Perhaps, like me, you have long loved Keith Olbermann from afar. If you’re really like me, you still have his last Big Show (the Sunday night edition of SportsCenter, with Dan Patrick) on videotape, if only because they were the model for Aaron Sorkin’s underappreciated Sports Night. (Or perhaps to preserve gems such as “Dick Trickle…did not finish.”) If you’re really, really like me, you love Keith anew every year when he gripes about Dale Murphy not being elected to the baseball Hall of Fame.

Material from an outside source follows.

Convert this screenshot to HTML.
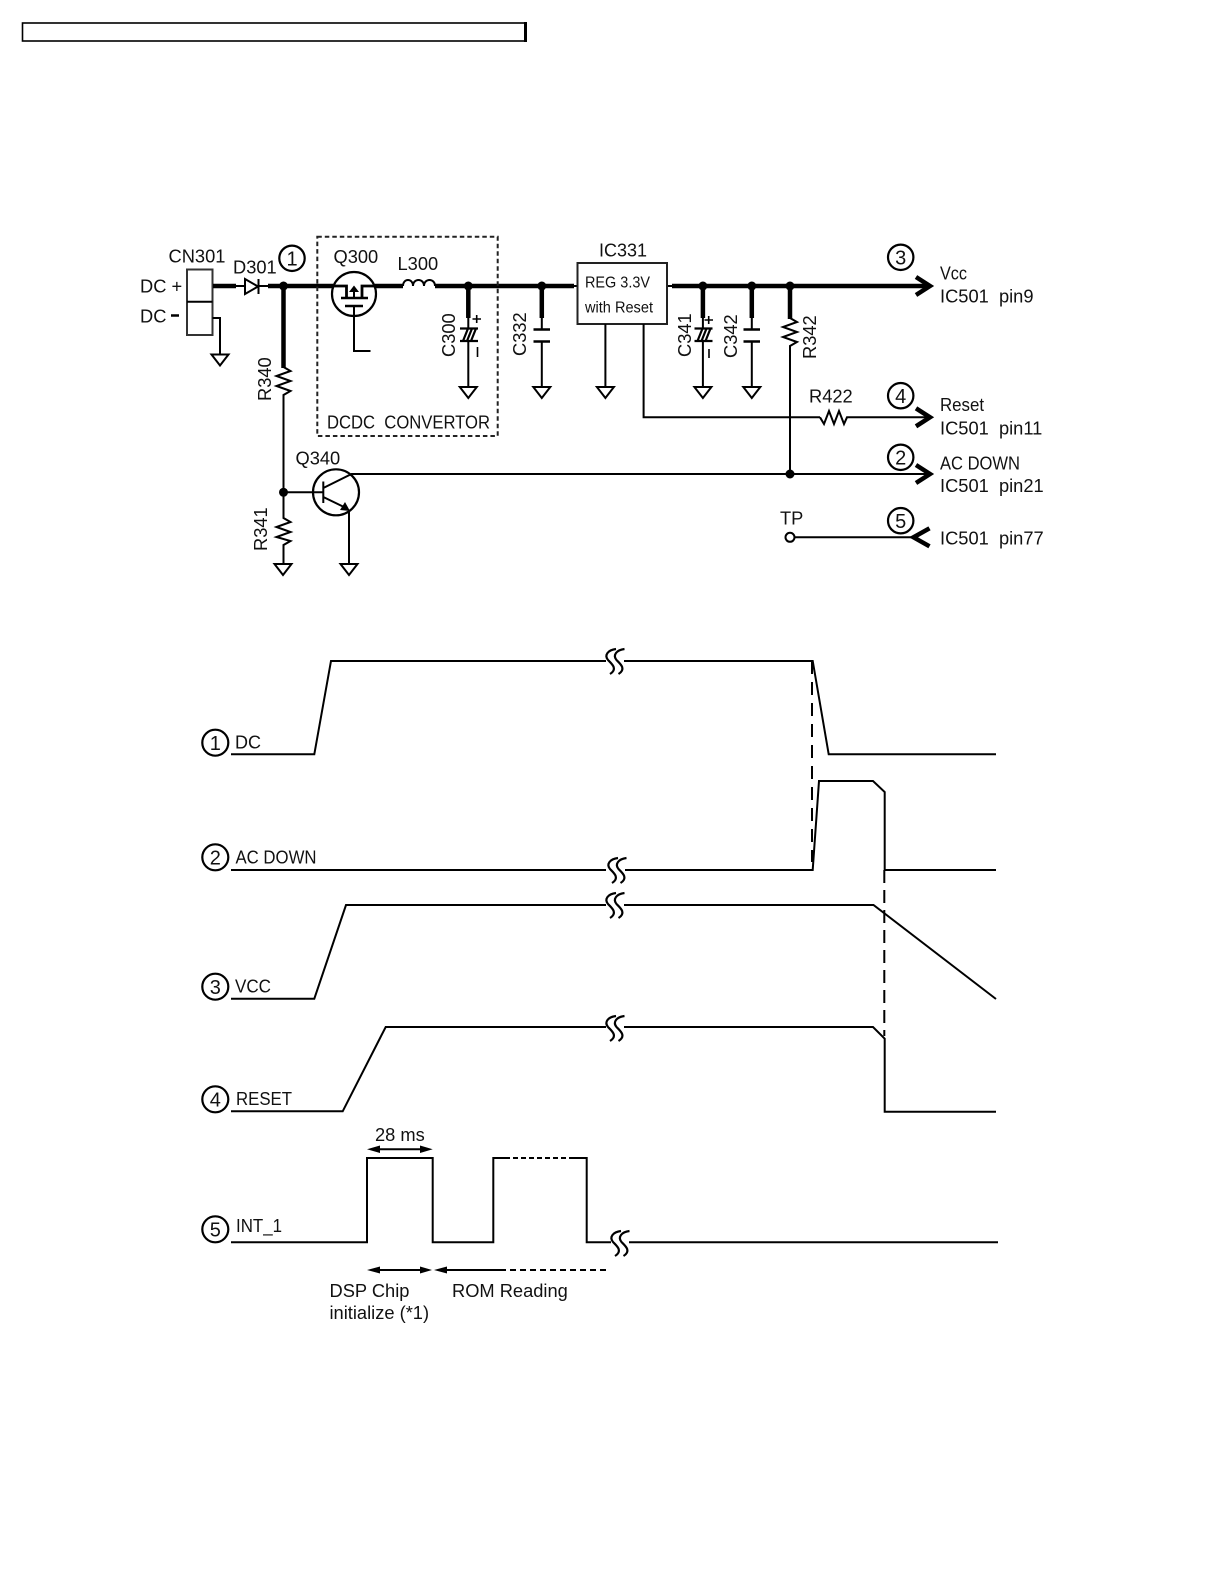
<!DOCTYPE html>
<html><head><meta charset="utf-8"><style>
html,body{margin:0;padding:0;background:#fff}
svg{display:block}
text{font-family:"Liberation Sans",sans-serif;font-size:18.300px;fill:#111;white-space:pre}
.l{fill:none;stroke:#000;stroke-width:2}
.t{fill:none;stroke:#000;stroke-width:4.500}
.g{fill:none;stroke:#000;stroke-width:2}
.c{fill:none;stroke:#000;stroke-width:2.200}
</style></head><body>
<svg width="1224" height="1584" viewBox="0 0 1224 1584" xmlns="http://www.w3.org/2000/svg">
<defs>
<path id="gnd" class="g" d="M-8.500,0H8.500L0,11Z"/>
<path id="chev" d="M-14,-9L0,0L-14,9" fill="none" stroke="#000" stroke-width="4.500"/>
<path id="brk" fill="none" stroke="#000" stroke-width="2.200" d="M6,-12C-2,-11 -6,-6 -2,-1C2,3 8,8 0,13M14.500,-12C6.500,-11 2.500,-6 6.500,-1C10.500,3 16.500,8 8.500,13"/>
<path id="pol" d="M-9,0H9M-9,12.500H9M-6,12.500L-1,0M-2,12.500L3,0M2,12.500L7,0" fill="none" stroke="#000" stroke-width="2.200"/>
</defs>

<!-- top box -->
<rect x="22.500" y="23" width="503" height="18" fill="none" stroke="#000" stroke-width="1.600"/>
<path d="M525.500,22V42" stroke="#000" stroke-width="3"/>

<!-- CN301 -->
<rect x="187" y="269.500" width="25.500" height="65.500" fill="none" stroke="#333" stroke-width="2"/>
<path class="l" d="M187,301.700H212.500"/>
<path class="t" d="M213,286H236"/>
<path class="l" d="M236,286H245M258,286H268M212.500,318H220V354.500"/>
<use href="#gnd" x="220" y="354.500"/>
<path class="g" d="M245,279V294L258,286.500ZM258.500,279V294"/>

<!-- main rail -->
<path class="t" d="M268,286H333M375,286H403M435,286H574M672,286H928"/>
<path class="l" d="M574,286H578M667,286H672M403,286C403,278 413,278 413,286C413,278 424,278 424,286C424,278 435,278 435,286"/>
<use href="#chev" x="930" y="286"/>

<!-- Q300 -->
<circle cx="354" cy="294" r="22" class="c"/>
<path d="M333,286H346.500V298M375,286H362V298" fill="none" stroke="#000" stroke-width="2.800"/>
<path d="M341,298H368M345,306H363" fill="none" stroke="#000" stroke-width="2.500"/>
<path class="l" d="M354,306V351H370.500"/>
<path d="M354,298V291" stroke="#000" stroke-width="2"/>
<path d="M349,292L354,285.500L359,292Z" fill="#000"/>

<!-- DCDC box -->
<rect x="317.300" y="236.700" width="180.400" height="199.300" fill="none" stroke="#222" stroke-width="2" stroke-dasharray="4.500 3"/>

<!-- C300 -->
<path class="t" d="M468.300,286V318"/>
<path class="l" d="M468.300,318V329M468.300,341V387"/>
<use href="#pol" x="469" y="328.500"/>
<use href="#gnd" x="468.300" y="387"/>
<!-- C332 -->
<path class="t" d="M541.800,286V318"/>
<path class="l" d="M541.800,318V329M541.800,342V387"/>
<path d="M533.500,329.500H550M533.500,341.500H550" stroke="#000" stroke-width="2.500"/>
<use href="#gnd" x="541.800" y="387"/>
<!-- IC331 -->
<rect x="577.500" y="263" width="89.500" height="61" fill="none" stroke="#222" stroke-width="2"/>
<path class="l" d="M605.400,324V387M643.600,324V417.300H820"/>
<use href="#gnd" x="605.400" y="387"/>
<!-- C341 -->
<path class="t" d="M702.900,286V318"/>
<path class="l" d="M702.900,318V329M702.900,341V387"/>
<use href="#pol" x="703.500" y="328.500"/>
<use href="#gnd" x="702.900" y="387"/>
<!-- C342 -->
<path class="t" d="M751.800,286V318"/>
<path class="l" d="M751.800,318V329M751.800,342V387"/>
<path d="M743.500,329.500H760M743.500,341.500H760" stroke="#000" stroke-width="2.500"/>
<use href="#gnd" x="751.800" y="387"/>
<!-- R342 -->
<path class="t" d="M790,286V319"/>
<path class="l" d="M790,318L797,322L783,327L797,332L783,337L797,342L790,346V474"/>
<!-- R422 -->
<path class="l" d="M820,417.300L824,424L829,411L834,424L839,411L844,424L847,417.300H928"/>
<use href="#chev" x="930" y="417.300"/>
<!-- R340 -->
<path class="t" d="M283.500,286V368"/>
<path class="l" d="M283.500,367L290.500,371L276.500,376L290.500,381L276.500,386L290.500,391L283.500,395V518L290.500,522L276.500,527L290.500,532L276.500,537L290.500,541L283.500,545V564"/>
<use href="#gnd" x="283" y="564"/>
<!-- Q340 -->
<circle cx="336" cy="492.300" r="23" class="c"/>
<path class="l" d="M283.500,492.300H323.300M323.300,481.500V503M323.300,488L351.500,474H928M323.300,497L346,508M349,510V564"/>
<path d="M340,510L350,511L345,502Z" fill="#000"/>
<use href="#gnd" x="349" y="564"/>
<use href="#chev" x="930" y="474"/>
<!-- TP -->
<circle cx="790" cy="537.300" r="4.500" fill="#fff" stroke="#000" stroke-width="2"/>
<path class="l" d="M794.500,537.300H913"/>
<path d="M929.500,528.300L913.500,537.300L929.500,546.300" fill="none" stroke="#000" stroke-width="4.500"/>
<!-- junctions -->
<g fill="#000">
<circle cx="283.500" cy="286" r="4.500"/><circle cx="468.300" cy="286" r="4.500"/><circle cx="541.800" cy="286" r="4.500"/>
<circle cx="702.900" cy="286" r="4.500"/><circle cx="751.800" cy="286" r="4.500"/><circle cx="790" cy="286" r="4.500"/>
<circle cx="283.500" cy="492.300" r="4.500"/><circle cx="790" cy="474" r="4.500"/>
</g>
<!-- polarity marks -->
<path d="M472.500,319H481M476.700,315V323M477.500,347V357M704.500,320H713M708.700,316V324M709,349V358" stroke="#000" stroke-width="1.600" fill="none"/>

<!-- schematic circles -->
<circle cx="292" cy="258.300" r="12.700" class="c"/>
<circle cx="900.700" cy="257.300" r="12.700" class="c"/>
<circle cx="900.700" cy="395.700" r="12.700" class="c"/>
<circle cx="900.700" cy="457.300" r="12.700" class="c"/>
<circle cx="900.700" cy="520.700" r="12.700" class="c"/>
<g text-anchor="middle">
<text x="292" y="265.500" style="font-size:20px">1</text>
<text x="900.700" y="264.500" style="font-size:20px">3</text>
<text x="900.700" y="403" style="font-size:20px">4</text>
<text x="900.700" y="464.500" style="font-size:20px">2</text>
<text x="900.700" y="528" style="font-size:20px">5</text>
</g>

<!-- schematic text -->
<text x="168.500" y="262.700">CN301</text>
<text x="233" y="273.300">D301</text>
<text x="140" y="292.700">DC +</text>
<text x="140" y="322.700">DC</text>
<path d="M171,315.500H179" stroke="#000" stroke-width="2.500"/>
<text x="333.500" y="263">Q300</text>
<text x="397.500" y="270">L300</text>
<text x="327" y="428.300" textLength="163" lengthAdjust="spacingAndGlyphs">DCDC  CONVERTOR</text>
<text x="295.500" y="464.300">Q340</text>
<text x="599" y="256.700" textLength="48" lengthAdjust="spacingAndGlyphs">IC331</text>
<text x="585" y="287.700" textLength="65" lengthAdjust="spacingAndGlyphs" style="font-size:15.500px">REG 3.3V</text>
<text x="585" y="312.300" textLength="68" lengthAdjust="spacingAndGlyphs" style="font-size:15.500px">with Reset</text>
<text x="809" y="402.700">R422</text>
<text x="780" y="524.300">TP</text>
<text x="940" y="279.300" textLength="27" lengthAdjust="spacingAndGlyphs">Vcc</text>
<text x="940" y="302.300">IC501  pin9</text>
<text x="940" y="411" textLength="44" lengthAdjust="spacingAndGlyphs">Reset</text>
<text x="940" y="434.300">IC501  pin11</text>
<text x="940" y="469.300" textLength="80" lengthAdjust="spacingAndGlyphs">AC DOWN</text>
<text x="940" y="492">IC501  pin21</text>
<text x="940" y="544.300">IC501  pin77</text>
<text transform="translate(271,401) rotate(-90)">R340</text>
<text transform="translate(267,551) rotate(-90)">R341</text>
<text transform="translate(455,357) rotate(-90)">C300</text>
<text transform="translate(526,356) rotate(-90)">C332</text>
<text transform="translate(691,357) rotate(-90)">C341</text>
<text transform="translate(736.800,358) rotate(-90)">C342</text>
<text transform="translate(816,359) rotate(-90)">R342</text>

<!-- timing -->
<path class="l" d="M231,754.300H314.300L331,661H606M624,661H812.700L828.700,754.300H996"/>
<path class="l" d="M231,870H606M625,870H812.700L819,781H873L884.700,792V870H996"/>
<path class="l" d="M231,998.700H314.300L346,905H606M624,905H873.500L996,999"/>
<path class="l" d="M231,1111.300H342.700L385.700,1027H606M624,1027H873L884.700,1038.700V1111.700H996"/>
<path class="l" d="M231,1242.300H367V1158H432.700V1242.300H493.300V1158H505M572,1158H586.700V1242.300H611M629,1242.300H998"/>
<path class="l" stroke-dasharray="5 3" d="M505,1158H572"/>
<path d="M812,661V862" fill="none" stroke="#000" stroke-width="2" stroke-dasharray="13 8"/>
<path d="M884.300,870V1036" fill="none" stroke="#000" stroke-width="2" stroke-dasharray="13 7"/>
<use href="#brk" x="610" y="661"/>
<use href="#brk" x="612" y="870"/>
<use href="#brk" x="610" y="905"/>
<use href="#brk" x="610" y="1028"/>
<use href="#brk" x="615" y="1243"/>

<!-- timing arrows -->
<path class="l" d="M372,1149.300H428M372,1270H428M439,1270H500"/>
<path class="l" stroke-dasharray="6 4" d="M500,1270H606"/>
<g fill="#000">
<path d="M367,1149.300L380,1145.500V1153ZM432.700,1149.300L420,1145.500V1153Z"/>
<path d="M367,1270L380,1266.500V1273.500ZM432,1270L420,1266.500V1273.500Z"/>
<path d="M434,1270L447,1266.500V1273.500Z"/>
</g>

<circle cx="215.300" cy="742.700" r="13" class="c"/>
<circle cx="215.300" cy="857.300" r="13" class="c"/>
<circle cx="215.300" cy="986.700" r="13" class="c"/>
<circle cx="215.300" cy="1099.300" r="13" class="c"/>
<circle cx="215.300" cy="1229.300" r="13" class="c"/>
<text x="215.300" y="750" text-anchor="middle" style="font-size:20px">1</text>
<text x="215.300" y="864.500" text-anchor="middle" style="font-size:20px">2</text>
<text x="215.300" y="994" text-anchor="middle" style="font-size:20px">3</text>
<text x="215.300" y="1106.500" text-anchor="middle" style="font-size:20px">4</text>
<text x="215.300" y="1236.500" text-anchor="middle" style="font-size:20px">5</text>
<text x="235" y="748.300" textLength="26" lengthAdjust="spacingAndGlyphs">DC</text>
<text x="235.500" y="863.300" textLength="81" lengthAdjust="spacingAndGlyphs">AC DOWN</text>
<text x="235" y="992.300" textLength="36" lengthAdjust="spacingAndGlyphs">VCC</text>
<text x="236" y="1104.800" textLength="56" lengthAdjust="spacingAndGlyphs">RESET</text>
<text x="236" y="1232" textLength="46" lengthAdjust="spacingAndGlyphs">INT_1</text>
<text x="375" y="1141">28 ms</text>
<text x="329.500" y="1297">DSP Chip</text>
<text x="329.500" y="1319">initialize (*1)</text>
<text x="452" y="1297">ROM Reading</text>
</svg>
</body></html>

If you’re really, really, really like me, you’re really, really, really loving Keith these days for being one of the few newsfolk out there who acknowledged that bad calls by pundits prior to, say, the New Hampshire primaries likely had less to do with “racist” voters (paging Chris Matthews) or cell phones and more to do with the pundits’ own inability to do math. Hence the recent introduction of what might be my favorite part of Countdown‘s broadcast, the Keith Number, or polling data that include noting the percent of respondents that are undecided plus the margin of error (not to be confused with the Keith Number—don’t they teach recreational mathematics anymore?). If the Keith Number had been in play before New Hampshire, the pundits might not have been able to make the right call, but they couldn’t have pretended to be so shocked by it, either. It would be nice to think that attention to detail like the Keith Number might lead to a bump in Keith’s numbers (from tvbythenumbers.com).
The real Keith Number today, however, is eight, or the number of fourth quarter comebacks Eli Manning had engineered late in the regular season when Mr. Olbermann called Manning a player to watch a few weeks before the Super Bowl–and dang. Perhaps the Keith Number is not to be messed with.